В статье «Скорбь и меланхолия» З. Фрейд обращает наше внимание на объект любви как таковой и на то, какую ответственную роль мы отводим тому, в кого влюбляемся. Большая часть этой ответственности связана с моментом исчезновения объекта любви из поля зрения любящего. Исчезая, объект, который мнится пассивным, оставляет любящего, которого принято считать активным, в непривычном для него состоянии. Если объект исчезает по причине смерти, то такие обстоятельства воспринимаются нами, по мнению З. Фрейда, как оправданные и вызывают благородную скорбь. Тогда как если возлюбленный объект исчезает вследствие предательства, вступая, например, в другие отношения, то любивший его прежде субъект рискует впасть в меланхолическое состояние, или, как сегодня принято говорить, в депрессию. Несмотря на то, что разница между двумя этими состояниями определенно есть, оба они имеют дело с работой, которую «Я» субъекта вынуждено проделывать, и на этой 'вынужденности' З. Фрейд, по мнению Ж. Лакана, настаивает. Проделывает же оно эту работу до тех пор, пока наше «Я» не «удостоверится в своей реальной потере, пока предмет ее не будет исчерпан» [8, 428]. Этот путь приходится пройти до конца, от него не увернуться и его не обогнуть. З. Фрейд пишет, что «для детального осуществления принципа реальности необходимо время, после чего "Я" получает свое либидо свободным от утраченного объекта» [21]. Однако, прежде чем достичь такого освобождения, «...меланхолический комплекс ведет себя как открытая рана...», а «...травматические переживания, связанные с объектом...», требуют большей концентрации энергии для своего вытеснения [21]. Иными словами, любить - это значит подвергать себя значительному риску. Таким образом, очевидно и даже закономерно, что понятие о воспитании в античности появляется именно в связи с темой любви. Ибо если объект любви воспитать надлежащим способом, то, возможно, он не уйдёт или не исчезнет внезапно

из поля зрения «учителя», обеспечив тому более долговечное счастье. Не поэтому ли ответная любовь любимого считается в античности чем-то добродетельным? [26].

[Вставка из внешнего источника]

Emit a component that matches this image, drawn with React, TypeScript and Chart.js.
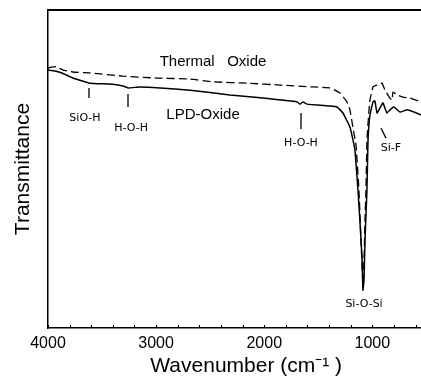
import React, { useEffect, useRef } from "react";
import { Chart, registerables } from "chart.js";

Chart.register(...registerables);

// LPD-Oxide (solid)
const waveLPD = [4000, 3935, 3871, 3769, 3612, 3427, 3306, 3260, 3149, 2964, 2687, 2317, 2011, 1697, 1669, 1641, 1604, 1392, 1327, 1272, 1207, 1179, 1161, 1133, 1114, 1096, 1087, 1077, 1068, 1050, 1040, 1022, 994, 976, 957, 929, 902, 865, 828, 800, 744, 680, 615, 550];
const transLPD = [81.1, 80.8, 80.2, 78.6, 77.0, 76.7, 76.1, 75.5, 75.8, 75.5, 74.8, 73.3, 72.3, 71.1, 70.4, 71.1, 70.4, 69.8, 69.5, 67.6, 63.2, 59.1, 56.0, 43.4, 33.0, 22.3, 11.9, 15.1, 27.7, 43.4, 59.1, 67.0, 71.1, 71.4, 67.6, 69.2, 70.8, 67.6, 68.9, 69.5, 67.9, 68.6, 67.9, 67.0];

// Thermal Oxide (dashed)
const waveThermal = [4000, 3926, 3861, 3769, 3612, 3306, 2992, 2687, 2474, 2159, 1854, 1549, 1392, 1299, 1235, 1207, 1179, 1151, 1124, 1105, 1087, 1077, 1068, 1059, 1050, 1031, 1022, 994, 957, 911, 883, 837, 818, 809, 772, 717, 652, 550];
const transThermal = [81.8, 82.2, 81.1, 80.5, 80.2, 79.2, 78.6, 78.3, 77.4, 77.0, 76.4, 75.8, 75.5, 73.9, 71.1, 68.6, 62.9, 57.5, 43.4, 27.7, 13.8, 21.4, 34.0, 43.4, 59.1, 68.6, 71.7, 75.8, 76.4, 77.0, 74.8, 72.3, 71.7, 74.2, 73.3, 72.6, 72.3, 71.1];

const xTickLabels = [4000, 3000, 2000, 1000];
const minorTicks = [4000, 3800, 3600, 3400, 3200, 3000, 2800, 2600, 2400, 2200, 2000, 1800, 1600, 1400, 1200, 1000, 800, 600];

// annotation labels: text, wavenumber, transmittance
const seriesLabels = ["Thermal   Oxide", "LPD-Oxide"];
const seriesLabelWave = [2474, 2566];
const seriesLabelT = [83.6, 67.0];

const bandLabels = ["SiO-H", "H-O-H", "H-O-H", "Si-F", "Si-O-Si"];
const bandLabelWave = [3658, 3232, 1660, 828, 1077];
const bandLabelT = [66.0, 62.9, 58.2, 56.6, 7.5];
// marker lines: from (w1,t1) to (w2,t2)
const markW1 = [3621, 3260, 1660, 920];
const markT1 = [75.5, 73.6, 67.6, 62.9];
const markW2 = [3621, 3260, 1660, 874];
const markT2 = [72.3, 69.5, 62.6, 59.7];

const annotationPlugin = {
  id: "annots",
  afterDraw(chart: any) {
    const { ctx, chartArea, scales } = chart;
    const x = scales.x;
    const y = scales.y;
    ctx.save();
    // top border
    ctx.strokeStyle = "#000";
    ctx.lineWidth = 2;
    ctx.beginPath();
    ctx.moveTo(chartArea.left, chartArea.top);
    ctx.lineTo(chartArea.right, chartArea.top);
    ctx.stroke();
    // inward minor ticks
    ctx.lineWidth = 1;
    minorTicks.forEach((v) => {
      const px = Math.round(x.getPixelForValue(v)) + 0.5;
      ctx.beginPath();
      ctx.moveTo(px, chartArea.bottom);
      ctx.lineTo(px, chartArea.bottom - 3);
      ctx.stroke();
    });
    // series labels
    ctx.fillStyle = "#000";
    ctx.textAlign = "center";
    ctx.textBaseline = "middle";
    ctx.font = "15px 'Liberation Sans', Arial, sans-serif";
    seriesLabels.forEach((t, i) => {
      ctx.fillText(t, x.getPixelForValue(seriesLabelWave[i]), y.getPixelForValue(seriesLabelT[i]));
    });
    ctx.font = "11px 'DejaVu Sans', sans-serif";
    bandLabels.forEach((t, i) => {
      ctx.fillText(t, x.getPixelForValue(bandLabelWave[i]), y.getPixelForValue(bandLabelT[i]));
    });
    ctx.lineWidth = 1.3;
    markW1.forEach((w, i) => {
      ctx.beginPath();
      ctx.moveTo(x.getPixelForValue(w), y.getPixelForValue(markT1[i]));
      ctx.lineTo(x.getPixelForValue(markW2[i]), y.getPixelForValue(markT2[i]));
      ctx.stroke();
    });
    ctx.restore();
  },
};

export default function App() {
  const ref = useRef<HTMLCanvasElement | null>(null);
  useEffect(() => {
    if (!ref.current) return;
    const chart = new Chart(ref.current, {
      type: "line",
      data: {
        datasets: [
          {
            label: "Thermal Oxide",
            data: waveThermal.map((w, i) => ({ x: w, y: transThermal[i] })),
            borderColor: "#000",
            borderWidth: 1.3,
            borderDash: [8, 4],
            pointRadius: 0,
            tension: 0.1,
          },
          {
            label: "LPD-Oxide",
            data: waveLPD.map((w, i) => ({ x: w, y: transLPD[i] })),
            borderColor: "#000",
            borderWidth: 1.5,
            pointRadius: 0,
            tension: 0.1,
          },
        ],
      },
      options: {
        responsive: false,
        animation: false,
        devicePixelRatio: 1,
        layout: { padding: { top: 10, right: 0, left: 0, bottom: 0 } },
        plugins: { legend: { display: false }, tooltip: { enabled: false } },
        scales: {
          x: {
            type: "linear",
            reverse: true,
            min: 550,
            max: 4000,
            afterFit: (s: any) => {
              s.height = 53;
            },
            afterBuildTicks: (s: any) => {
              s.ticks = xTickLabels.map((v) => ({ value: v }));
            },
            grid: { display: false, drawTicks: false },
            border: { display: true, color: "#000", width: 1.5 },
            ticks: {
              color: "#000",
              padding: 6,
              maxRotation: 0,
              autoSkip: false,
              font: { family: "'Liberation Sans', Arial, sans-serif", size: 16 },
              callback: (v: any) => String(v),
            },
            title: {
              display: true,
              text: "\u00A0\u00A0\u00A0\u00A0Wavenumber (cm\u207B\u00B9 )",
              color: "#000",
              font: { family: "'Liberation Sans', Arial, sans-serif", size: 21 },
              padding: { top: 0, bottom: 2 },
            },
          },
          y: {
            type: "linear",
            min: 0,
            max: 100,
            afterFit: (s: any) => {
              s.width = 48;
            },
            grid: { display: false, drawTicks: false },
            border: { display: true, color: "#000", width: 1.5 },
            ticks: { display: false },
            title: {
              display: true,
              text: "Transmittance",
              color: "#000",
              font: { family: "'Liberation Sans', Arial, sans-serif", size: 21 },
              padding: { top: 11, bottom: 0 },
            },
          },
        },
      },
      plugins: [annotationPlugin],
    });
    return () => chart.destroy();
  }, []);
  return (
    <div style={{ position: "fixed", left: 0, top: 0, width: 421, height: 381, background: "#fff" }}>
      <canvas ref={ref} width={421} height={381} />
    </div>
  );
}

Учитывая тот факт, что греки положили начало образованию и воспитанию, как мы его знаем, могут быть поставлены следующие вопросы: каковы принципиальные составляющие взаимодействия между учеником и учителем? Можем ли мы научиться чему-то у учителя, не влюбляясь в него как в человека? Требует ли приобретение знания изменения себя и может ли это происходить без любви? Какими последствиями для учителя или ученика может оборачиваться такой процесс познания, а также утрата учителя как объекта либидинальной нагрузки?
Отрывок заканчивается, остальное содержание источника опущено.